The average world temperature was 58.12 degrees (14.52 Celsius) tying with 2003 for the fourth warmest since 1880, the National Oceanic and Atmospheric Administration said Tuesday.
At the same time, NASA, which calculates records in a different manner, ranked last year as the seventh warmest on record, with an average temperature of 58.3 degrees (14.6 Celsius). The difference is related to how the two agencies calculate temperatures in the Arctic and other remote places and is based on differences that are in the hundredths of a degree, scientists said.
Both agencies said nine of the 10th warmest years on record have happened in the 21st century. The hottest year was 2010, according to NOAA.
The reports were released as a big snowstorm was hitting the U.S. East Coast.
"There are times such as today when we can have snow even in a globally warmed world," said Gavin Schmidt, deputy director of NASA's Goddard Institute of Space Studies in New York. "But the long term trends are not going to disappear ... Quite frankly people have a very short memory when it comes to climate and weather."
Those longer trends show the world has seen "fairly dramatic warming" since the 1960s with "a smaller rate of warming over the last decade or so," said Thomas Karl, director of NOAA's National Climatic Data Center. In the past 50 years, the world annual temperature has increased by nearly 1.4 degrees (0.8 degrees Celsius), according to NOAA data.
Unlike 2012, much of the worst heat and biggest climate disasters last year were outside the U.S. Parts of central Asia, central Africa and Australia were record warm. Only a few places, including the central U.S., were cooler than normal last year.
Temperatures that were only the 37th warmest for the nation last year. That followed the warmest year on record for the U.S.
Last year, the world had 41 billion-dollar weather disasters, the second highest number behind only 2010, according to insurance firm Aon Benfield, which tracks global disasters. Since 2000, the world has averaged 28 such billion dollar disasters, which are adjusted for inflation.
Nearly half of last year's biggest weather disasters were in Asia and the Pacific region, including Typhoon Haiyan, which killed at least 6,100 people and caused $13 billion in damage to the Philippines and Vietnam. Other costly weather disasters included $22 billion from central European flooding in June, $10 billion in damage from Typhoon Fitow in China and Japan, and a $10 billion drought in much of China, according to the insurance firm.

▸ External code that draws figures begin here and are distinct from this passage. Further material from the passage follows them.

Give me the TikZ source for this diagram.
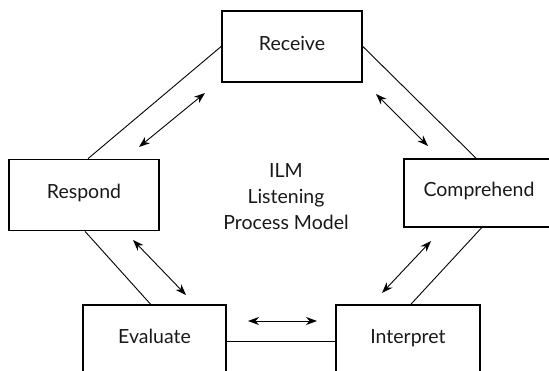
\documentclass[tikz,border=0pt]{standalone}
\usepackage{fontspec}
\setmainfont{Lato}
\usetikzlibrary{arrows.meta}
\begin{document}
\begin{tikzpicture}[x=1pt,y=-1pt,
  stagebox/.style={draw=black,line width=1.7pt,inner sep=0pt,
    font=\fontsize{19.5}{24}\selectfont,text=black!90,
    text height=0.72em,text depth=0pt},
  conn/.style={draw=black,line width=0.9pt},
  dbl/.style={draw=black,line width=0.9pt,
    {Stealth[length=11pt,width=8pt,inset=3.5pt]}-{Stealth[length=11pt,width=8pt,inset=3.5pt]}},
  centre/.style={align=center,font=\fontsize{19.5}{26}\selectfont,text=black!90}]
\useasboundingbox (0,0) rectangle (549,371);
\clip (0,0) rectangle (549,371);
\node[stagebox,minimum width=140pt,minimum height=71pt] (rec) at (292,46.5) {Receive};
\node[stagebox,minimum width=150pt,minimum height=71pt] (res) at (84,195) {Respond};
\node[stagebox,minimum width=150pt,minimum height=68pt] (com) at (479,193) {Comprehend};
\node[stagebox,minimum width=143pt,minimum height=70pt] (eva) at (154.5,340) {Evaluate};
\node[stagebox,minimum width=144pt,minimum height=70pt] (int) at (408,340) {Interpret};
\node[centre] (mid) at (286,197) {ILM\\Listening\\Process Model};
\draw[conn] (rec.west) -- ([xshift=4pt]res.north);
\draw[conn] (rec.east) -- ([xshift=-3pt]com.north);
\draw[conn] ([xshift=1pt]res.south) -- ([xshift=-4pt]eva.north);
\draw[conn] ([xshift=2.5pt]com.south) -- ([xshift=3pt]int.north);
\draw[conn] ([yshift=-1pt]eva.east) -- ([yshift=-1pt]int.west);
\coordinate (a1s) at (205,93);  \coordinate (a1e) at (139,147);
\coordinate (a2s) at (376,94);  \coordinate (a2e) at (428,146);
\coordinate (a3s) at (133,240); \coordinate (a3e) at (186,295);
\coordinate (a4s) at (431,241); \coordinate (a4e) at (382,293);
\coordinate (a5s) at (248,321); \coordinate (a5e) at (317,321);
\draw[dbl] (a1s) -- (a1e);
\draw[dbl] (a2s) -- (a2e);
\draw[dbl] (a3s) -- (a3e);
\draw[dbl] (a4s) -- (a4e);
\draw[dbl] (a5s) -- (a5e);
\end{tikzpicture}
\end{document}
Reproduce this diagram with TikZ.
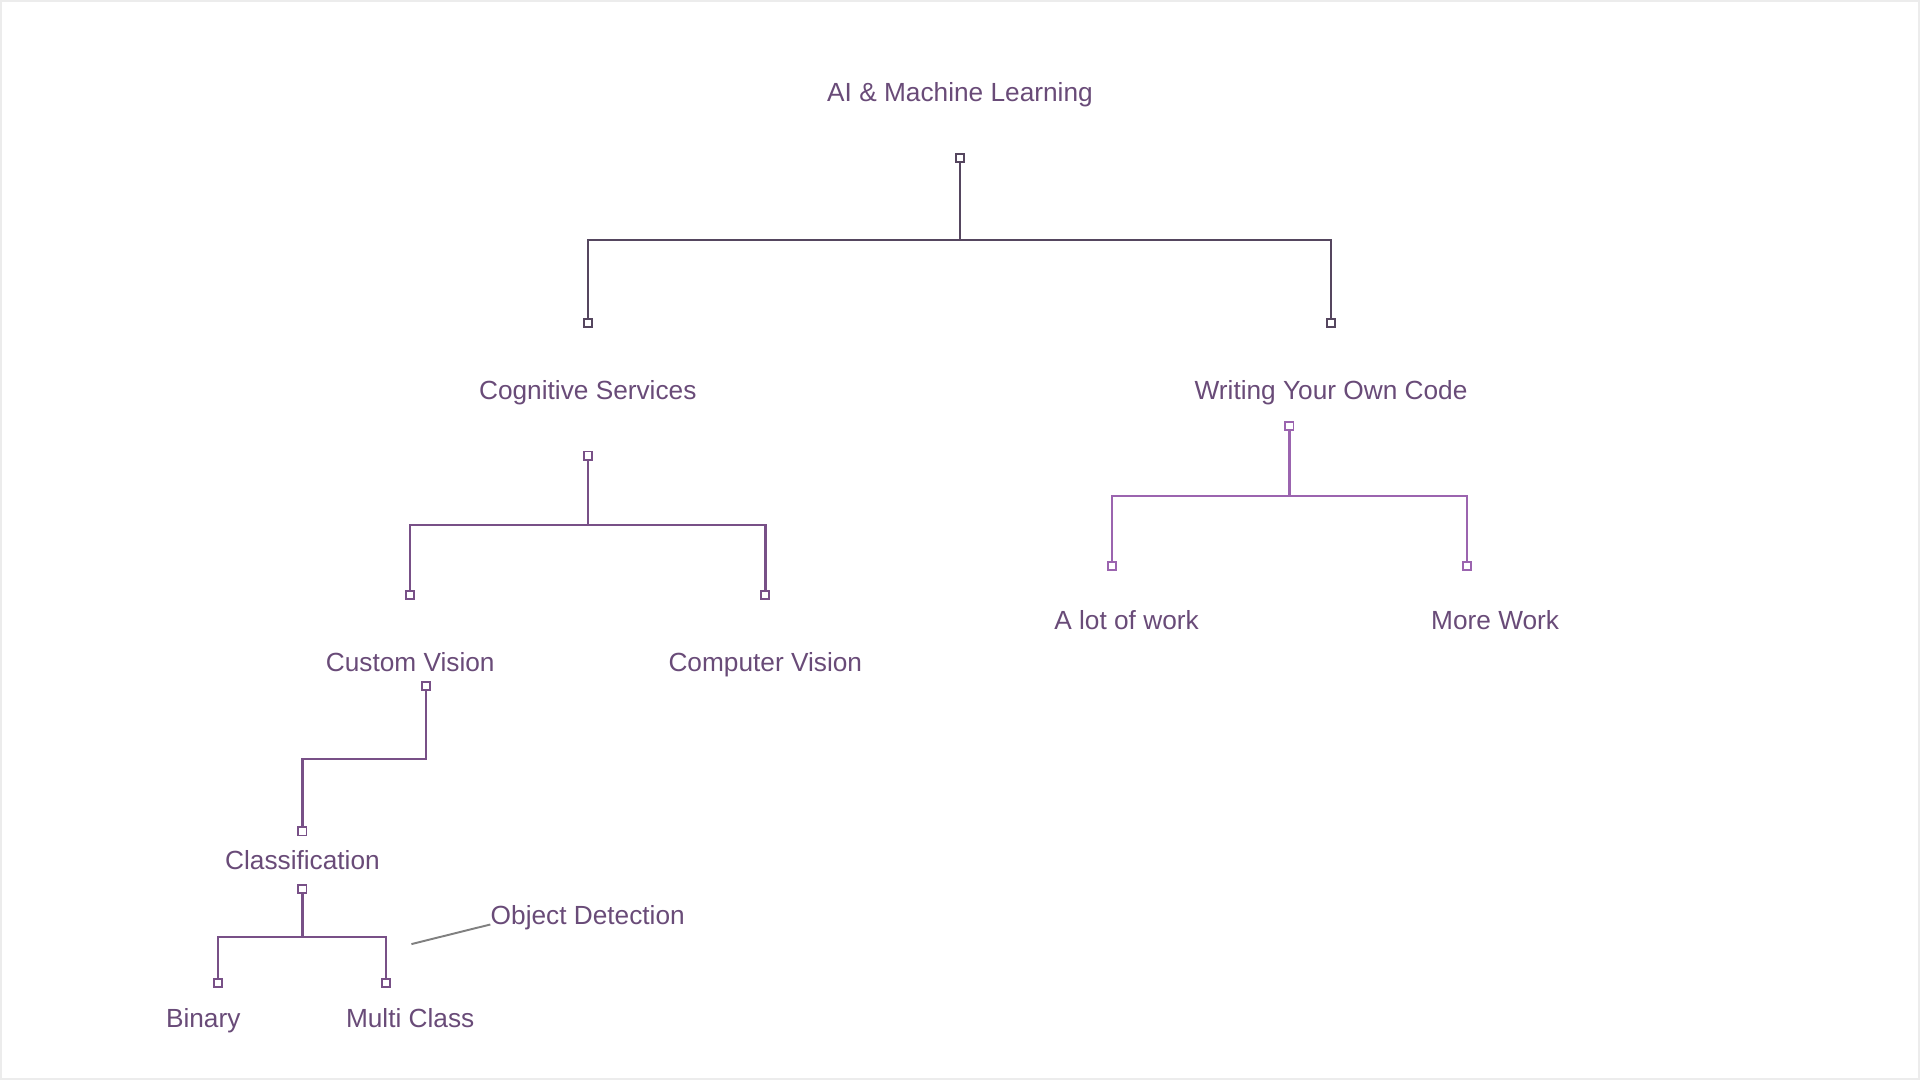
\documentclass[tikz,border=0pt]{standalone}
\usepackage{fontspec}
\setmainfont{Liberation Sans}
\usepackage{tikz}
\usetikzlibrary{positioning}
\definecolor{mytext}{RGB}{105,75,120}
\definecolor{mytop}{RGB}{85,70,95}
\definecolor{mymid}{RGB}{120,80,135}
\definecolor{mylight}{RGB}{155,100,175}
\definecolor{myframe}{RGB}{236,236,236}

\begin{document}
\begin{tikzpicture}[x=0.02cm, y=-0.02cm,
    lbl/.style={text=mytext, font=\fontsize{12.2}{14}\selectfont, anchor=base, inner sep=0pt},
    pin/.style={draw, fill=white, minimum size=3.8pt, inner sep=0pt, line width=0.85pt},
    link/.style={line width=1.1pt}]
    \useasboundingbox (0,0) rectangle (1568,882);
    \draw[myframe, line width=2pt] (0,0) rectangle (1568,882);

    \node[lbl] (ai) at (784,83) {AI \& Machine Learning};
    \node[lbl] (cog) at (480,326) {Cognitive Services};
    \node[lbl] (code) at (1087,326) {Writing Your Own Code};
    \node[lbl] (cust) at (335,548) {Custom Vision};
    \node[lbl] (comp) at (625,548) {Computer Vision};
    \node[lbl] (lot) at (920,514) {A lot of work};
    \node[lbl] (more) at (1221,514) {More Work};
    \node[lbl] (cls) at (247,710) {Classification};
    \node[lbl] (od) at (480,755) {Object Detection};
    \node[lbl] (bin) at (166,839) {Binary};
    \node[lbl] (multi) at (335,839) {Multi Class};

    % AI tree
    \node[pin, draw=mytop] (pAI) at (784,129) {};
    \node[pin, draw=mytop] (pCog) at (480,264) {};
    \node[pin, draw=mytop] (pCode) at (1087,264) {};
    \coordinate (bAI) at (784,196);
    \draw[link, mytop] (pAI) -- (bAI) -| (pCog);
    \draw[link, mytop] (bAI) -| (pCode);

    % cognitive services
    \node[pin, draw=mymid] (qCog) at (480,372) {};
    \node[pin, draw=mymid] (pCust) at (335,486) {};
    \node[pin, draw=mymid] (pComp) at (625,486) {};
    \coordinate (bCog) at (480,429);
    \draw[link, mymid] (qCog) -- (bCog) -| (pCust);
    \draw[link, mymid] (bCog) -| (pComp);

    % writing your own code
    \node[pin, draw=mylight] (qCode) at (1053,348) {};
    \node[pin, draw=mylight] (pLot) at (908,462) {};
    \node[pin, draw=mylight] (pMore) at (1198,462) {};
    \coordinate (bCode) at (1053,405);
    \draw[link, mylight] (qCode) -- (bCode) -| (pLot);
    \draw[link, mylight] (bCode) -| (pMore);

    % custom vision
    \node[pin, draw=mymid] (qCust) at (348,560) {};
    \node[pin, draw=mymid] (pCls) at (247,679) {};
    \coordinate (bCust) at (348,620);
    \draw[link, mymid] (qCust) -- (bCust) -| (pCls);

    % classification
    \node[pin, draw=mymid] (qCls) at (247,726) {};
    \node[pin, draw=mymid] (pBin) at (178,803) {};
    \node[pin, draw=mymid] (pMulti) at (315,803) {};
    \coordinate (bCls) at (247,765);
    \draw[link, mymid] (qCls) -- (bCls) -| (pBin);
    \draw[link, mymid] (bCls) -| (pMulti);

    \coordinate (odTip) at (336,771);
    \draw[line width=0.9pt, gray] (odTip) -- (od.base west);
\end{tikzpicture}
\end{document}
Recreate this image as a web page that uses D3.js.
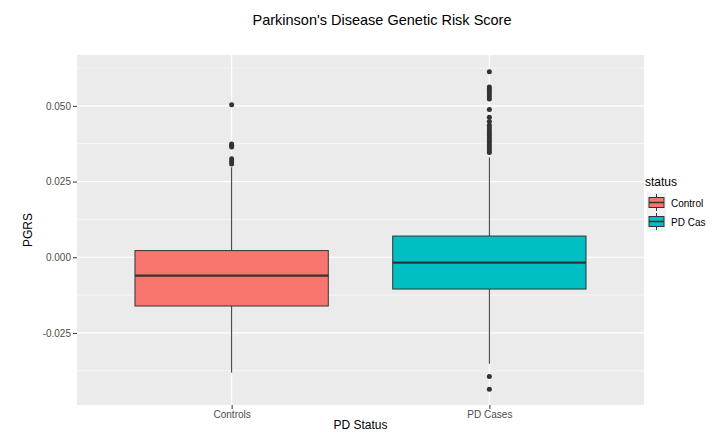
<!DOCTYPE html>
<html>
<head>
<meta charset="utf-8">
<script src="https://cdn.jsdelivr.net/npm/d3@7"></script>
<style>
  body { margin: 0; background: #fff; }
  text { font-family: "Liberation Sans", Arial, sans-serif; }
</style>
</head>
<body>
<div id="chart"></div>
<script>
const width = 713;
const height = 434;

// data
const groups = ["Controls", "PD Cases"];
const legendLabels = ["Control", "PD Cas"];
const colors = ["#F8766D", "#00BFC4"];
const lowerWhisker = [-0.0381, -0.0352];
const q1 = [-0.0161, -0.0105];
const median = [-0.0061, -0.0018];
const q3 = [0.0022, 0.0070];
const upperWhisker = [0.0297, 0.0330];
const outliersControls = [0.0504, 0.0374, 0.0369, 0.0364, 0.0325, 0.0316, 0.0308];
const outliersCases = [0.0613, 0.0562, 0.0555, 0.0547, 0.0539, 0.0531, 0.0523, 0.0488,
  0.0462, 0.0448, 0.0436, 0.0427, 0.0418, 0.0410, 0.0402, 0.0394, 0.0386, 0.0378,
  0.0370, 0.0362, 0.0354, 0.0346, -0.0394, -0.0436];
const yTicks = [-0.025, 0, 0.025, 0.05];
const yMinor = [-0.0375, -0.0125, 0.0125, 0.0375, 0.0625];

const margin = { top: 55, right: 69, bottom: 29, left: 77 };
const pw = width - margin.left - margin.right;
const ph = height - margin.top - margin.bottom;

const svg = d3.select("#chart")
  .append("svg")
  .attr("width", width)
  .attr("height", height);

// ggplot discrete axis: 0.6 units of expansion on each side
const x = d3.scalePoint()
  .domain(groups)
  .range([0, pw])
  .padding(0.6);

const y = d3.scaleLinear()
  .domain([-0.0488, 0.0668])
  .range([ph, 0]);

const step = x.step();
const boxW = step * 0.75;

const g = svg.append("g")
  .attr("transform", `translate(${margin.left},${margin.top})`);

g.append("rect")
  .attr("width", pw)
  .attr("height", ph)
  .attr("fill", "#EBEBEB");

g.selectAll(".minor")
  .data(yMinor)
  .enter().append("line")
  .attr("x1", 0).attr("x2", pw)
  .attr("y1", d => y(d)).attr("y2", d => y(d))
  .attr("stroke", "#fff")
  .attr("stroke-width", 0.6);

g.selectAll(".major")
  .data(yTicks)
  .enter().append("line")
  .attr("x1", 0).attr("x2", pw)
  .attr("y1", d => y(d)).attr("y2", d => y(d))
  .attr("stroke", "#fff")
  .attr("stroke-width", 1.2);

g.selectAll(".vmajor")
  .data(groups)
  .enter().append("line")
  .attr("x1", d => x(d)).attr("x2", d => x(d))
  .attr("y1", 0).attr("y2", ph)
  .attr("stroke", "#fff")
  .attr("stroke-width", 1.2);

// axes
const yAxis = g.append("g")
  .call(d3.axisLeft(y).tickValues(yTicks).tickSize(4).tickPadding(2)
    .tickFormat(d3.format(".3f")));
yAxis.select(".domain").remove();
yAxis.selectAll(".tick line").attr("stroke", "#333");
yAxis.selectAll("text").attr("fill", "#4D4D4D").attr("font-size", 10)
  .text(d => d3.format(".3f")(d).replace("−", "-"));

const xAxis = g.append("g")
  .attr("transform", `translate(0,${ph})`)
  .call(d3.axisBottom(x).tickSize(4).tickPadding(2));
xAxis.select(".domain").remove();
xAxis.selectAll(".tick line").attr("stroke", "#333");
xAxis.selectAll("text").attr("fill", "#4D4D4D").attr("font-size", 10);

// boxes
const boxes = groups.map((name, i) => ({
  name, color: colors[i],
  lo: lowerWhisker[i], q1: q1[i], med: median[i], q3: q3[i], hi: upperWhisker[i]
}));

const b = g.selectAll(".box")
  .data(boxes)
  .enter().append("g");

b.append("line")
  .attr("x1", d => x(d.name)).attr("x2", d => x(d.name))
  .attr("y1", d => y(d.hi)).attr("y2", d => y(d.q3))
  .attr("stroke", "#333").attr("stroke-width", 1);

b.append("line")
  .attr("x1", d => x(d.name)).attr("x2", d => x(d.name))
  .attr("y1", d => y(d.q1)).attr("y2", d => y(d.lo))
  .attr("stroke", "#333").attr("stroke-width", 1);

b.append("rect")
  .attr("x", d => x(d.name) - boxW / 2)
  .attr("width", boxW)
  .attr("y", d => y(d.q3))
  .attr("height", d => y(d.q1) - y(d.q3))
  .attr("fill", d => d.color)
  .attr("stroke", "#333")
  .attr("stroke-width", 1);

b.append("line")
  .attr("x1", d => x(d.name) - boxW / 2).attr("x2", d => x(d.name) + boxW / 2)
  .attr("y1", d => y(d.med)).attr("y2", d => y(d.med))
  .attr("stroke", "#333").attr("stroke-width", 2.2);

const outliers = [
  ...outliersControls.map(v => ({ name: groups[0], v })),
  ...outliersCases.map(v => ({ name: groups[1], v }))
];

g.selectAll(".out")
  .data(outliers)
  .enter().append("circle")
  .attr("cx", d => x(d.name))
  .attr("cy", d => y(d.v))
  .attr("r", 2.5)
  .attr("fill", "#333");

// titles
svg.append("text")
  .attr("x", 382)
  .attr("y", 25)
  .attr("text-anchor", "middle")
  .attr("font-size", 14.5)
  .attr("fill", "#000")
  .text("Parkinson's Disease Genetic Risk Score");

svg.append("text")
  .attr("x", margin.left + pw / 2)
  .attr("y", 429)
  .attr("text-anchor", "middle")
  .attr("font-size", 12)
  .text("PD Status");

svg.append("text")
  .attr("transform", `translate(32,${margin.top + ph / 2}) rotate(-90)`)
  .attr("text-anchor", "middle")
  .attr("font-size", 12)
  .text("PGRS");

// legend
const legend = svg.append("g")
  .attr("transform", "translate(645,180)");

legend.append("text")
  .attr("x", 0)
  .attr("y", 6)
  .attr("font-size", 12)
  .text("status");

const keys = legend.selectAll(".key")
  .data(boxes)
  .enter().append("g")
  .attr("transform", (d, i) => `translate(2,${13 + i * 19})`);

keys.append("rect")
  .attr("width", 19).attr("height", 19)
  .attr("fill", "#F2F2F2");

keys.append("line")
  .attr("x1", 9.5).attr("x2", 9.5)
  .attr("y1", 1).attr("y2", 18)
  .attr("stroke", "#333");

keys.append("rect")
  .attr("x", 2).attr("y", 4.5)
  .attr("width", 15).attr("height", 10)
  .attr("fill", d => d.color)
  .attr("stroke", "#333");

keys.append("line")
  .attr("x1", 2).attr("x2", 17)
  .attr("y1", 9.5).attr("y2", 9.5)
  .attr("stroke", "#333").attr("stroke-width", 1.5);

keys.append("text")
  .attr("x", 24)
  .attr("y", 13.5)
  .attr("font-size", 10)
  .text((d, i) => legendLabels[i]);
</script>
</body>
</html>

Usually the weather event called El Nino, a warming of the central Pacific, is responsible for boosting already warm years into the world's hottest years. But in 2013, there was no El Nino.
The fact that a year with no El Nino "was so hot tells me that the climate really is shifting," said Andrew Dessler, a Texas A&M University climate scientist, who was not part of either the NOAA or NASA teams.
For many people, global warming first hit the headlines in 1988 when NASA climate scientist James Hansen testified before Congress on a hot summer day. That year ended up the warmest on record at the time. But on Tuesday, it was knocked out of the 20 top hottest years by 2013.